Don’t you hate it when people such as Ann Coulter are right? That’s the upshot of her abruptly canceled talk on illegal immigration at the University of California at Berkeley. She threw a strategic fit and cried foul. Coulter had been invited by campus Republicans, and Berkeley officials–not wanting to risk riotous behavior that accompanied the recent appearance of a former Breitbart editor–called it off for security concerns. Coulter has a right to speak.

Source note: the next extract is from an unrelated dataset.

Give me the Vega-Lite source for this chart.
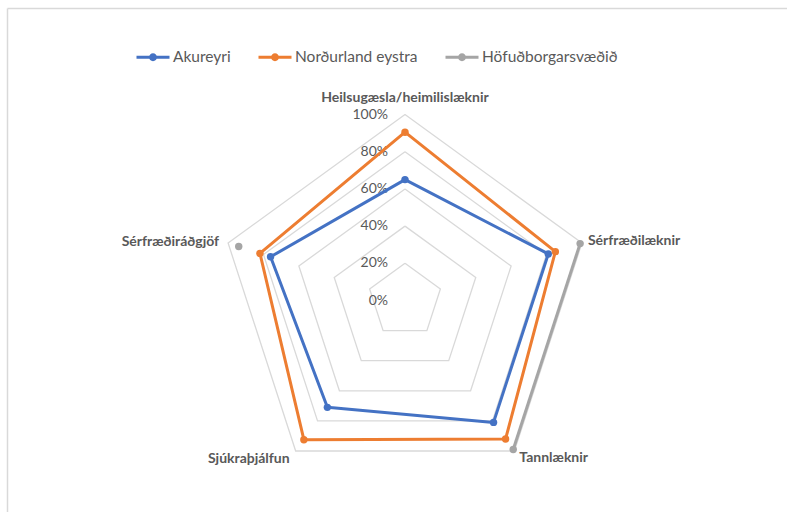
{
  "$schema": "https://vega.github.io/schema/vega-lite/v6.json",
  "width": 780,
  "height": 504,
  "padding": {"left": 7, "top": 8, "right": 0, "bottom": 0},
  "autosize": {"type": "none"},
  "background": "white",
  "config": {
    "view": {"stroke": null},
    "font": "Lato",
    "axis": {"domainColor": "#d9d9d9", "domainWidth": 1.5, "ticks": false, "labels": false, "grid": false}
  },
  "datasets": {
    "survey": [
      {"category": "Heilsugæsla/heimilislæknir", "series": "Akureyri", "value": 65},
      {"category": "Sérfræðilæknir", "series": "Akureyri", "value": 81},
      {"category": "Tannlæknir", "series": "Akureyri", "value": 81},
      {"category": "Sjúkraþjálfun", "series": "Akureyri", "value": 71},
      {"category": "Sérfræðiráðgjöf", "series": "Akureyri", "value": 76},
      {"category": "Heilsugæsla/heimilislæknir", "series": "Norðurland eystra", "value": 90.5},
      {"category": "Sérfræðilæknir", "series": "Norðurland eystra", "value": 85},
      {"category": "Tannlæknir", "series": "Norðurland eystra", "value": 92},
      {"category": "Sjúkraþjálfun", "series": "Norðurland eystra", "value": 92.5},
      {"category": "Sérfræðiráðgjöf", "series": "Norðurland eystra", "value": 82},
      {"category": "Heilsugæsla/heimilislæknir", "series": "Höfuðborgarsvæðið", "value": null},
      {"category": "Sérfræðilæknir", "series": "Höfuðborgarsvæðið", "value": 99},
      {"category": "Tannlæknir", "series": "Höfuðborgarsvæðið", "value": 99},
      {"category": "Sjúkraþjálfun", "series": "Höfuðborgarsvæðið", "value": null},
      {"category": "Sérfræðiráðgjöf", "series": "Höfuðborgarsvæðið", "value": 94}
    ],
    "levels": [{"level": 0}, {"level": 20}, {"level": 40}, {"level": 60}, {"level": 80}, {"level": 100}]
  },
  "layer": [
    {
      "data": {"name": "levels"},
      "transform": [
        {"filter": "datum.level > 0"},
        {"calculate": "[0,1,2,3,4,5]", "as": "k"},
        {"flatten": ["k"]},
        {"calculate": "datum.level*sin(datum.k*2*PI/5)", "as": "x"},
        {"calculate": "datum.level*cos(datum.k*2*PI/5)", "as": "y"}
      ],
      "mark": {"type": "line", "stroke": "#d9d9d9", "strokeWidth": 1.3},
      "encoding": {
        "x": {"field": "x", "type": "quantitative", "scale": {"domain": [-213.98, 205.38], "nice": false, "zero": false}, "axis": {"orient": "top", "title": null}},
        "y": {"field": "y", "type": "quantitative", "scale": {"domain": [-113.71, 157.26], "nice": false, "zero": false}, "axis": {"orient": "left", "title": null}},
        "detail": {"field": "level", "type": "nominal"},
        "order": {"field": "k", "type": "quantitative"}
      }
    },
    {
      "data": {"name": "levels"},
      "transform": [
        {"calculate": "0", "as": "x"},
        {"calculate": "datum.level", "as": "y"},
        {"calculate": "datum.level + '%'", "as": "label"}
      ],
      "mark": {"type": "text", "align": "right", "baseline": "middle", "dx": -17, "fontSize": 14, "color": "#595959"},
      "encoding": {
        "x": {"field": "x", "type": "quantitative", "scale": {"domain": [-213.98, 205.38], "nice": false, "zero": false}, "axis": {"orient": "top", "title": null}},
        "y": {"field": "y", "type": "quantitative", "scale": {"domain": [-113.71, 157.26], "nice": false, "zero": false}, "axis": {"orient": "left", "title": null}},
        "text": {"field": "label", "type": "nominal"}
      }
    },
    {
      "data": {"name": "survey"},
      "transform": [
        {"filter": "datum.series == 'Akureyri'"},
        {"calculate": "indexof(['Heilsugæsla/heimilislæknir','Sérfræðilæknir','Tannlæknir','Sjúkraþjálfun','Sérfræðiráðgjöf'], datum.category)", "as": "idx"},
        {"calculate": "100*sin(datum.idx*2*PI/5)", "as": "x"},
        {"calculate": "100*cos(datum.idx*2*PI/5)", "as": "y"}
      ],
      "mark": {
        "type": "text",
        "fontSize": 14,
        "fontWeight": "bold",
        "color": "#595959",
        "baseline": "middle",
        "align": {"expr": "['center','left','left','right','right'][datum.idx]"},
        "dx": {"expr": "[0,6,5,-6,-9][datum.idx]"},
        "dy": {"expr": "[-17,-2,7,8,-1][datum.idx]"}
      },
      "encoding": {
        "x": {"field": "x", "type": "quantitative", "scale": {"domain": [-213.98, 205.38], "nice": false, "zero": false}, "axis": {"orient": "top", "title": null}},
        "y": {"field": "y", "type": "quantitative", "scale": {"domain": [-113.71, 157.26], "nice": false, "zero": false}, "axis": {"orient": "left", "title": null}},
        "text": {"field": "category", "type": "nominal"}
      }
    },
    {
      "data": {"name": "survey"},
      "transform": [
        {"calculate": "indexof(['Heilsugæsla/heimilislæknir','Sérfræðilæknir','Tannlæknir','Sjúkraþjálfun','Sérfræðiráðgjöf'], datum.category)", "as": "idx"},
        {"calculate": "datum.idx == 0 ? [0,5] : [datum.idx]", "as": "ks"},
        {"flatten": ["ks"]},
        {"calculate": "datum.value == null ? null : datum.value*sin(datum.ks*2*PI/5)", "as": "x"},
        {"calculate": "datum.value == null ? null : datum.value*cos(datum.ks*2*PI/5)", "as": "y"}
      ],
      "mark": {"type": "line", "strokeWidth": 3, "strokeJoin": "round", "invalid": "break-paths-filter-domains"},
      "encoding": {
        "x": {"field": "x", "type": "quantitative", "scale": {"domain": [-213.98, 205.38], "nice": false, "zero": false}, "axis": {"orient": "top", "title": null}},
        "y": {"field": "y", "type": "quantitative", "scale": {"domain": [-113.71, 157.26], "nice": false, "zero": false}, "axis": {"orient": "left", "title": null}},
        "order": {"field": "ks", "type": "quantitative"},
        "color": {
          "field": "series",
          "type": "nominal",
          "scale": {"domain": ["Akureyri", "Norðurland eystra", "Höfuðborgarsvæðið"], "range": ["#4472C4", "#ED7D31", "#A5A5A5"]},
          "legend": {
            "orient": "none",
            "legendX": 128,
            "legendY": 31,
            "direction": "horizontal",
            "title": null,
            "symbolType": "M-1,0L1,0M-0.15,0A0.15,0.15,0,1,1,0.15,0A0.15,0.15,0,1,1,-0.15,0Z",
            "symbolSize": 1089,
            "symbolStrokeWidth": 3,
            "labelFontSize": 15.5,
            "labelColor": "#595959",
            "labelFont": "Lato",
            "labelOffset": 2,
            "columnPadding": 21,
            "encode": {"symbols": {"update": {"fill": {"scale": "color", "field": "value"}, "stroke": {"scale": "color", "field": "value"}}}}
          }
        }
      }
    },
    {
      "data": {"name": "survey"},
      "transform": [
        {"filter": {"field": "value", "valid": true}},
        {"calculate": "indexof(['Heilsugæsla/heimilislæknir','Sérfræðilæknir','Tannlæknir','Sjúkraþjálfun','Sérfræðiráðgjöf'], datum.category)", "as": "idx"},
        {"calculate": "datum.value*sin(datum.idx*2*PI/5)", "as": "x"},
        {"calculate": "datum.value*cos(datum.idx*2*PI/5)", "as": "y"}
      ],
      "mark": {"type": "point", "filled": true, "size": 55, "opacity": 1},
      "encoding": {
        "x": {"field": "x", "type": "quantitative", "scale": {"domain": [-213.98, 205.38], "nice": false, "zero": false}, "axis": {"orient": "top", "title": null}},
        "y": {"field": "y", "type": "quantitative", "scale": {"domain": [-113.71, 157.26], "nice": false, "zero": false}, "axis": {"orient": "left", "title": null}},
        "color": {"field": "series", "type": "nominal", "scale": {"domain": ["Akureyri", "Norðurland eystra", "Höfuðborgarsvæðið"], "range": ["#4472C4", "#ED7D31", "#A5A5A5"]}}
      }
    }
  ]
}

Free speech, if it is to remain properly ensconced as part of a sacrosanct Bill of Rights, can’t be subject to ideological cherry picking. Coulter, however obnoxiously off-putting to non-right wingers, wasn’t going to incite insurrection. She would have addressed, in her own inimitably annoying fashion, a valid–however emotional, controversial and politically partisan–issue. If she’s on the wrong side of that issue, shouldn’t she be given the forum to out herself?
Or should there be a new First Amendment exception for hot topics that can’t be trusted to a crowd of politically partisan university students, who have presumably earned their way into higher education? Is this the counterpart of canceling, say, Elizabeth Warren at Liberty University?
Neither is acceptable.
Here’s what you do. Plan accordingly. That means professional, common-sense security measures, but it also means announcing the ground rules well in advance. And it also means time to allow campus leaders to make the manifestly obvious point that rioting or summarily canceling reflects poorly on the non-Coulter fan base and related causes. It makes it all too easy for the usual haters to stereotype progressives as hypocrites and the real agents of intolerance.
Whether it’s Coulter or Warren or Sean Hannity or Rachel Maddow speaking, make them part of a broader forum with other speakers and plenty of time for serious Q&A. If the speaker doesn’t agree to that, then cancel away in good conscience–not bad faith.